The Man in the High Castle
The Man in the High Castle imagines an alternate world where the Axis powers won World War II, and America is split under Nazi and Japanese rule. You follow people living under that pressure; some trying to survive quietly, others pushing back. The sci-fi angle kicks in with mysterious films that hint there may be other realities where history went differently. That hope becomes dangerous.
Paper Girls
Paper Girls starts with four kids doing a normal paper route the morning after Halloween in 1988; then everything goes off the rails. They get pulled into a time-travel conflict, and suddenly they’re dealing with stuff way bigger than their age should allow.
Heroes
The first season of Heroes is about regular people all over the world who suddenly discover they have powers; like teleportation, healing, flying, and more. The show builds this big mystery as their lives start connecting, leading to that famous idea of “save the cheerleader, save the world.” Later seasons get mixed reactions, but season one is genuinely gripping and super bingeable.
The Boys
Okay, fair warning: The Boys is about a world where superheroes aren’t noble and inspiring they’re powerful, selfish, and sometimes straight-up terrifying. The show follows a group of people trying to expose what’s really going on behind the shiny PR image. It’s violent, darkly funny, and way more messed up than a typical superhero series. But it’s also clever, especially in how it comments on fame, corporations, and power. If you can handle the intensity, it’s insanely bingeable.
Space: 1999
If you’re in the mood for classic old-school sci-fi, Space: 1999 is a fun time capsule. It's about a massive explosion that knocks the Moon out of Earth’s orbit, sending the people living on Moonbase Alpha drifting into deep space. Every episode is basically them trying to survive while exploring strange new places and dealing with unknown threats. It’s very much a product of its era, but that’s part of the charm.
Stargate SG-1
Stargate SG-1 is pure comfort sci-fi if you like adventure. The team uses an alien portal to travel to other worlds, explore strange civilizations, and fight threats that could hit Earth. It balances military action, humor, and mythology really well, and the cast chemistry is a huge reason it works for so long. Even with aliens, tech, and big battles, the characters keep it fun.
Tales From the Loop
Tales From the Loop is sci-fi, but it’s not loud sci-fi. The show is set in a small town that sits above a mysterious underground research facility called “the Loop,” and weird things happen—time shifts, body swaps, reality bends.

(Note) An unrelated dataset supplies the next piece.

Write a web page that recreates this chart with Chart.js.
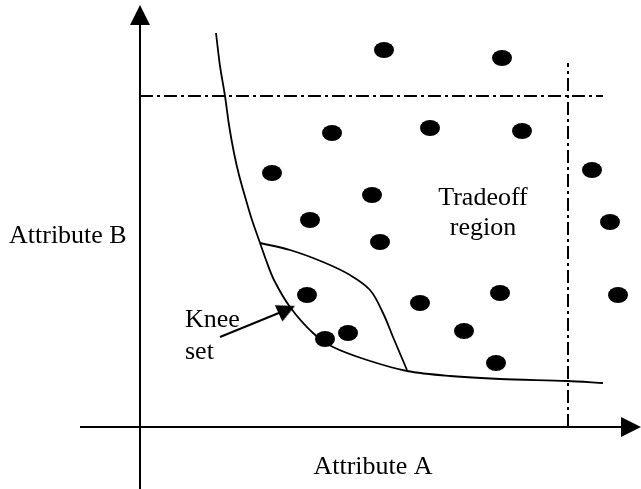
<!DOCTYPE html>
<html lang="en">
<head>
    <meta charset="UTF-8">
    <title>Knee set / Tradeoff region</title>
    <script src="https://cdn.jsdelivr.net/npm/chart.js@4.4.0/dist/chart.umd.min.js"></script>
    <style>
        html, body { margin: 0; padding: 0; background: #fff; }
        canvas { display: block; }
    </style>
</head>
<body>
    <canvas id="kneeChart" width="641" height="489"></canvas>

    <script>
        // solutions (Attribute A, Attribute B)
        const dotsA = [4.88, 7.24, 3.84, 5.80, 7.64, 2.64, 9.04, 4.64, 3.40, 9.40, 4.80, 3.34, 7.20, 9.56, 5.60, 4.16, 6.48, 3.70, 7.12];
        const dotsB = [7.54, 7.38, 5.88, 5.98, 5.92, 5.08, 5.14, 4.64, 4.14, 4.10, 3.70, 2.64, 2.68, 2.64, 2.48, 1.88, 1.92, 1.76, 1.28];

        // pareto front
        const frontA = [1.52, 1.60, 1.70, 1.78, 1.88, 1.98, 2.12, 2.24, 2.38, 2.52, 2.68, 3.00, 3.46, 3.86, 4.54, 5.34, 6.20, 7.20, 8.54, 9.26];
        const frontB = [7.88, 7.22, 6.62, 6.04, 5.48, 5.04, 4.54, 4.14, 3.74, 3.34, 2.94, 2.40, 1.88, 1.60, 1.34, 1.12, 1.02, 0.96, 0.92, 0.88];

        // knee region boundary
        const kneeA = [2.40, 3.00, 3.66, 4.20, 4.60, 4.86, 5.06, 5.34];
        const kneeB = [3.68, 3.54, 3.30, 3.04, 2.74, 2.28, 1.80, 1.14];

        // limits (dash-dot)
        const limitA = 8.56;
        const limitB = 6.62;
        const limitTopB = 7.28;
        const limitEndA = 9.26;

        // axes
        const axisA = [-1.2, 10.02];
        const axisB = [-1.24, 8.44];

        // "Knee set" pointer
        const pointerA = [1.60, 2.936];
        const pointerB = [1.80, 2.346];

        const toXY = (xs, ys) => xs.map((x, i) => ({ x: x, y: ys[i] }));

        function makeDot() {
            const c = document.createElement('canvas');
            c.width = 20; c.height = 16;
            const g = c.getContext('2d');
            g.fillStyle = '#000';
            g.beginPath();
            g.ellipse(10, 8, 10, 8, 0, 0, Math.PI * 2);
            g.fill();
            return c;
        }

        function makeHead(w, h) {
            const c = document.createElement('canvas');
            c.width = w; c.height = h;
            const g = c.getContext('2d');
            g.fillStyle = '#000';
            g.beginPath();
            g.moveTo(w / 2, 0);
            g.lineTo(w, h);
            g.lineTo(0, h);
            g.closePath();
            g.fill();
            return c;
        }

        const dot = makeDot();
        const bigHead = makeHead(20, 20);
        const smallHead = makeHead(18, 18);

        const lineDs = (data, extra) => Object.assign({
            data: data,
            showLine: true,
            borderColor: '#000',
            borderWidth: 2,
            pointRadius: 0,
            fill: false
        }, extra || {});

        const labelsPlugin = {
            id: 'labels',
            afterDraw(chart) {
                const ctx = chart.ctx;
                const sx = chart.scales.x, sy = chart.scales.y;
                ctx.save();
                ctx.fillStyle = '#000';
                ctx.font = '26px "Liberation Serif", "Times New Roman", serif';
                ctx.textBaseline = 'alphabetic';
                const put = (txt, x, y, align) => {
                    ctx.textAlign = align;
                    ctx.fillText(txt, sx.getPixelForValue(x), sy.getPixelForValue(y));
                };
                put('Attribute B', -2.62, 3.68, 'left');
                put('Attribute A', 4.66, -0.94, 'center');
                put('Tradeoff', 6.86, 4.44, 'center');
                put('region', 6.86, 3.84, 'center');
                put('Knee', 0.90, 2.00, 'left');
                put('set', 0.90, 1.36, 'left');
                ctx.restore();
            }
        };

        new Chart(document.getElementById('kneeChart'), {
            type: 'scatter',
            data: {
                datasets: [
                    // axes
                    lineDs([{ x: 0, y: axisB[0] }, { x: 0, y: axisB[1] - 0.3 }]),
                    lineDs([{ x: axisA[0], y: 0 }, { x: axisA[1] - 0.3, y: 0 }]),
                    {
                        data: [{ x: 0, y: axisB[1] - 0.2 }],
                        pointStyle: bigHead, pointRotation: 0
                    },
                    {
                        data: [{ x: axisA[1] - 0.2, y: 0 }],
                        pointStyle: bigHead, pointRotation: 90
                    },
                    // dash-dot limits
                    lineDs([{ x: 0, y: limitB }, { x: limitEndA, y: limitB }], { borderDash: [13, 4, 3, 4] }),
                    lineDs([{ x: limitA, y: 0 }, { x: limitA, y: limitTopB }], { borderDash: [13, 4, 3, 4] }),
                    // curves
                    lineDs(toXY(frontA, frontB), { tension: 0.3, borderWidth: 1.8 }),
                    lineDs(toXY(kneeA, kneeB), { tension: 0.35, borderWidth: 1.8 }),
                    // pointer
                    lineDs(toXY(pointerA, pointerB), { borderWidth: 2 }),
                    {
                        data: [{ x: pointerA[1], y: pointerB[1] }],
                        pointStyle: smallHead, pointRotation: 65.6
                    },
                    // solutions
                    {
                        data: toXY(dotsA, dotsB),
                        pointStyle: dot
                    }
                ]
            },
            options: {
                responsive: false,
                animation: false,
                events: [],
                layout: { padding: 0, autoPadding: false },
                plugins: {
                    legend: { display: false },
                    tooltip: { enabled: false }
                },
                scales: {
                    x: { type: 'linear', min: -2.8, max: 10.02, display: false },
                    y: { type: 'linear', min: -1.24, max: 8.54, display: false }
                }
            },
            plugins: [labelsPlugin]
        });
    </script>
</body>
</html>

It’s beautifully shot and has this dreamy, thoughtful vibe.
Outer Range
At first, Outer Range feels like a modern ranch drama; land disputes, family secrets, small-town tension. Then, a giant weird void shows up on the ranch, and suddenly you realize you’re watching something much stranger. Josh Brolin plays a tough rancher trying to hold his family together while dealing with this unexplained sci-fi mystery and a stranger camping on his land.
Farscape
Farscape is like sci-fi with zero chill, in the best way. An astronaut gets pulled through a wormhole and ends up in a totally different part of the galaxy with a group of alien outcasts trying to survive. They’re all on the run from a military force called the Peacekeepers, and the threats keep getting bigger. The show has amazing creature work (seriously, the aliens look so cool), but what really hooks you is how close the crew becomes.